As Collins’ book came to be published, this observation came to be known as the Stockdale Paradox. For Collins, it was exactly the same sort of behaviour displayed by those company founders who had led their businesses through thick and thin. The alternative was the average managers at also-ran companies that enjoyed average returns at best, or that failed completely.

At the risk of stating the blindingly obvious, this is hardly a ‘good news’ market. Ebola. Ukraine. Iraq. Gaza. In a more narrowly financial sphere, the euro zone economy looks to be slowing, with Italy flirting with a triple dip recession, Portugal suffering a renewed banking crisis, and the ECB on the brink of rolling out QE. If government bond yields are a reflection of investor confidence, the fact that two-year German rates have gone below zero is hardly inspiring.

And we have had interest rates held at emergency levels for five years now – gently igniting who knows what form of as yet unseen problems to come. In Europe interest rates seem set to stay low or go even lower. But in the UK and the US, the markets nervously await the first rate hike of a new cycle while central bankers bluster and dither.

What are the implications for global asset allocation and stock selection ?

Both in absolute terms and relative to equities, most bond markets (notably the Anglo-Saxon) are ridiculously overvalued. Since the risk-free rate has now become the return-free risk, cash now looks like the superior asset class diversifier.

As regards stock markets, price is what you pay, and value (or lack thereof) is what you get. On any fair analysis, the US market in particular is a fly in search of a windscreen. Using Professor Robert Shiller’s cyclically adjusted price / earnings ratio for the broad US stock market, shown below, US stocks have only been more expensive than they are today on two occasions in the past 130 years: in 1929, and in 2000. The peak-to-trough fall for the Dow Jones Industrial Average from 1929 equated to 89%. The peak-to-trough fall for the Dow from 2000 equated to “just” 38%. Time will tell just how disappointing (both by scale and by duration) the coming years will be for US equity market bulls.

But we’re not interested in markets per se – we’re interested in value opportunities incorporating a margin of safety. If the geographic allocations within Greg Fisher’s Asian Prosperity Fund are any guide, those value opportunities are currently most numerous in Japan and Vietnam. In the fund’s latest report he writes:

“Interestingly, and despite China’s continued underperformance, the Asian markets in aggregate have done better at this stage in 2014 than last year, while other global markets have fared less well.
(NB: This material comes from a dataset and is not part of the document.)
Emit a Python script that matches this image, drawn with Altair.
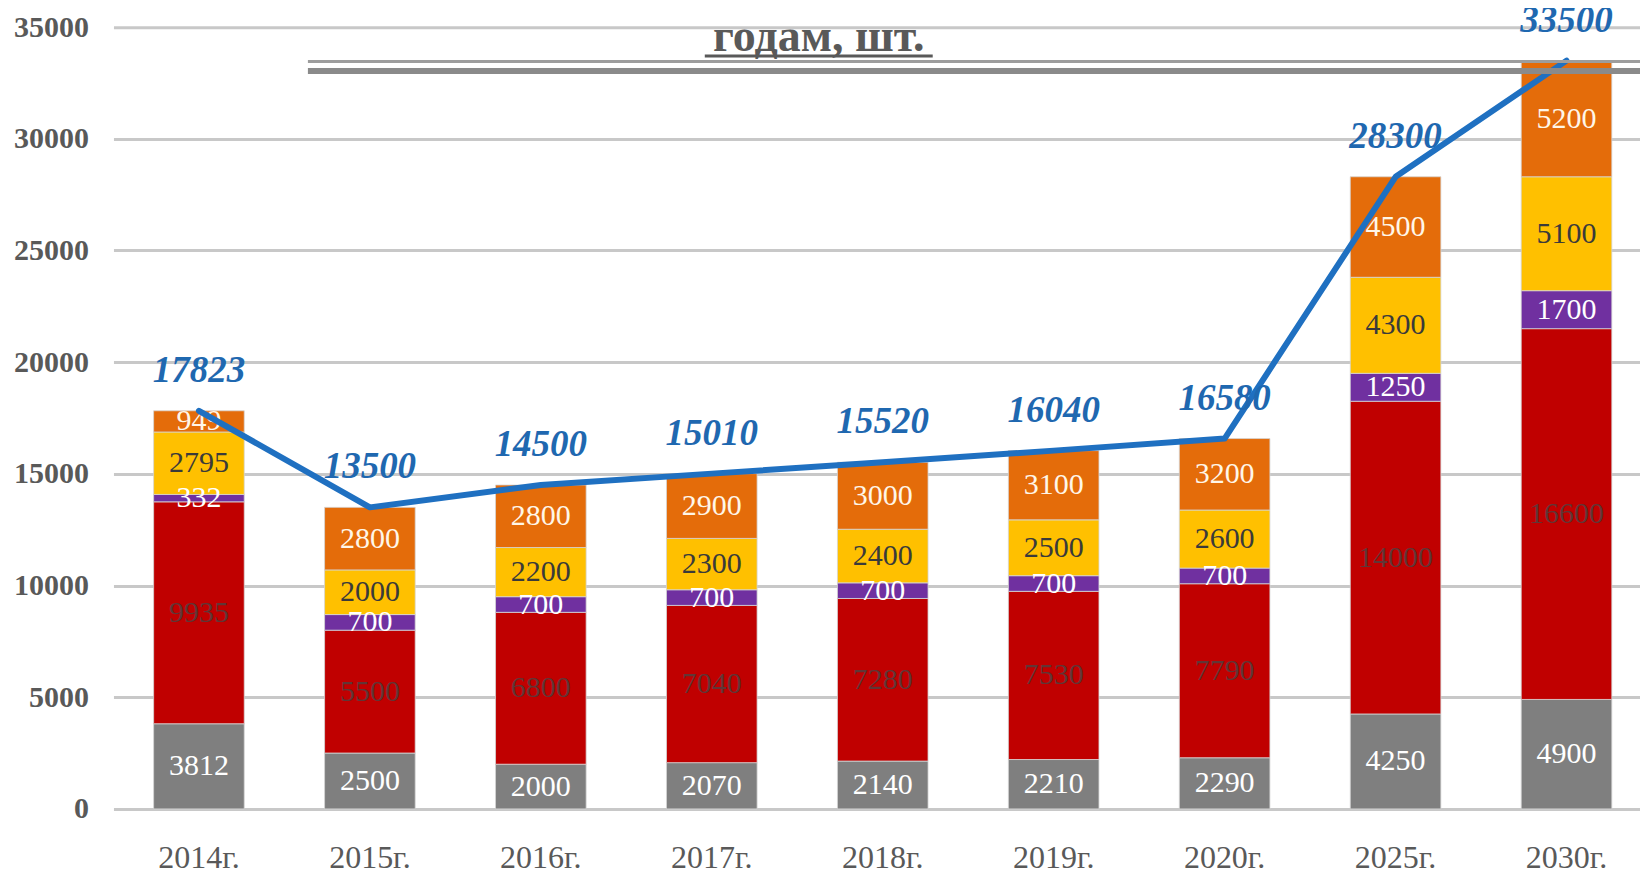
import altair as alt
import pandas as pd

years = ["2014г.", "2015г.", "2016г.", "2017г.", "2018г.", "2019г.", "2020г.", "2025г.", "2030г."]
seg_gray = [3812, 2500, 2000, 2070, 2140, 2210, 2290, 4250, 4900]
seg_red = [9935, 5500, 6800, 7040, 7280, 7530, 7790, 14000, 16600]
seg_purple = [332, 700, 700, 700, 700, 700, 700, 1250, 1700]
seg_yellow = [2795, 2000, 2200, 2300, 2400, 2500, 2600, 4300, 5100]
seg_orange = [949, 2800, 2800, 2900, 3000, 3100, 3200, 4500, 5200]
totals = [17823, 13500, 14500, 15010, 15520, 16040, 16580, 28300, 33500]
y_ticks = [0, 5000, 10000, 15000, 20000, 25000, 30000, 35000]
title_text = "годам, шт."

series_names = ["gray", "red", "purple", "yellow", "orange"]
series_values = [seg_gray, seg_red, seg_purple, seg_yellow, seg_orange]
fill_colors = ["#7f7f7f", "#c00000", "#7030a0", "#ffc000", "#e46c0a"]
label_colors = ["#ffffff", "#603636", "#ffffff", "#3a3a3a", "#fff6e8"]

rows = []
base = [0] * len(years)
for k, (name, vals) in enumerate(zip(series_names, series_values)):
    for i, y in enumerate(years):
        start = base[i]
        end = start + vals[i]
        rows.append({"year": y, "series": name, "order": k, "value": vals[i],
                     "start": start, "end": end, "mid": (start + end) / 2})
        base[i] = end
seg_df = pd.DataFrame(rows)
tot_df = pd.DataFrame({"year": years, "total": totals})

FONT = "Liberation Serif"
x_scale = alt.Scale(domain=years, paddingInner=0.47, paddingOuter=0.235)
y_scale = alt.Scale(domain=[0, 35000], nice=False)

x_enc = alt.X("year:N", scale=x_scale, sort=years,
              axis=alt.Axis(title=None, labelAngle=0, labelFont=FONT, labelFontSize=32,
                            labelColor="#595959", labelPadding=34, ticks=False,
                            domain=False, grid=False))

bars = alt.Chart(seg_df).mark_bar(stroke="#d6d6d6", strokeWidth=0.8).encode(
    x=x_enc,
    y=alt.Y("start:Q", scale=y_scale,
            axis=alt.Axis(title=None, values=y_ticks, format="d", labelFont=FONT,
                          labelFontSize=30, labelFontWeight="bold", labelColor="#595959",
                          labelPadding=25, ticks=False, domain=False, grid=True,
                          gridColor="#c8c8c8", gridWidth=3)),
    y2="end:Q",
    fill=alt.Fill("series:N", scale=alt.Scale(domain=series_names, range=fill_colors), legend=None),
)

seg_labels = alt.Chart(seg_df).mark_text(font=FONT, fontSize=30, baseline="middle").encode(
    x=alt.X("year:N", scale=x_scale, sort=years),
    y=alt.Y("mid:Q", scale=y_scale),
    text=alt.Text("value:Q", format="d"),
    color=alt.Color("series:N", scale=alt.Scale(domain=series_names, range=label_colors), legend=None),
)

line = alt.Chart(tot_df).mark_line(color="#1f70c1", strokeWidth=6, strokeCap="round",
                                   strokeJoin="round").encode(
    x=alt.X("year:N", scale=x_scale, sort=years),
    y=alt.Y("total:Q", scale=y_scale),
)

tot_labels = alt.Chart(tot_df).mark_text(font=FONT, fontSize=37, fontStyle="italic",
                                         fontWeight="bold", color="#1f68b0",
                                         baseline="middle", dy=-40).encode(
    x=alt.X("year:N", scale=x_scale, sort=years),
    y=alt.Y("total:Q", scale=y_scale),
    text=alt.Text("total:Q", format="d"),
)

one = pd.DataFrame({"t": [title_text]})
title = alt.Chart(one).mark_text(font=FONT, fontSize=46, fontWeight="bold", color="#595959",
                                 align="center", baseline="alphabetic").encode(
    x=alt.value(705.5), y=alt.value(24), text="t:N")
underline = alt.Chart(one).mark_rule(color="#595959", strokeWidth=3).encode(
    x=alt.value(591.5), x2=alt.value(819.5), y=alt.value(29))
thin_rule = alt.Chart(one).mark_rule(color="#9d9d9d", strokeWidth=3).encode(
    x=alt.value(194.5), x2=alt.value(1560), y=alt.value(34.5))
thick_rule = alt.Chart(one).mark_rule(color="#8a8a8a", strokeWidth=6).encode(
    x=alt.value(194.5), x2=alt.value(1560), y=alt.value(44))

chart = alt.layer(bars, seg_labels, line, tot_labels, title, underline, thin_rule, thick_rule).resolve_scale(
    color="independent", fill="independent"
).properties(
    width=1539, height=782,
    autosize=alt.AutoSizeParams(type="none"),
    padding={"left": 105.5, "top": 19, "right": -12, "bottom": 62},
    background="white",
).configure_view(stroke=None)

chart.save("out.html", embed_options={"renderer": "svg", "actions": False})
In our view the reason is simple – a combination of more attractive valuations than western markets, especially the US, but also, compared with 12-18 months ago, recognisably poor investor sentiment and consequently under-positioning in Asia, leading to the chance of positive surprises.”

Cylically adjusted price / earnings ratio for the S&P 500 Index

Cyclically Adjusted PE Ratios

Source: www.econ.yale.edu/~shiller/data/ie_data.xls

The Asian Prosperity Fund is practically a poster child for the opportunity inherent in global, unconstrained, Ben Graham-style value investing. Its average price / earnings ratio stands at 9x (versus 18x for the FTSE 100 and 17x for the S&P 500); its price / book ratio stands at just one; historic return on equity is an attractive 15%; average dividend yield stands at 4.2%. And this from a region where long-term economic growth seems entirely plausible rather than a delusional fantasy.

Vice Admiral Stockdale was unequivocal: while we need to confront the “brutal facts” of the marketplace, we also need to keep faith that we will prevail. To us, that boils down to avoiding conspicuous overvaluation (in most bond markets, for example, and a significant portion of the developed equity markets) and embracing equally conspicuous value – where poor sentiment is likely to intensify subsequent returns. In this uniquely oppressive financial environment, with the skies darkening with the prospect of a turn in the interest rate cycle, we think optimism could be fatal. Or as Warren Buffett once observed,

“You pay a very high price in the stock market for a cheery consensus.”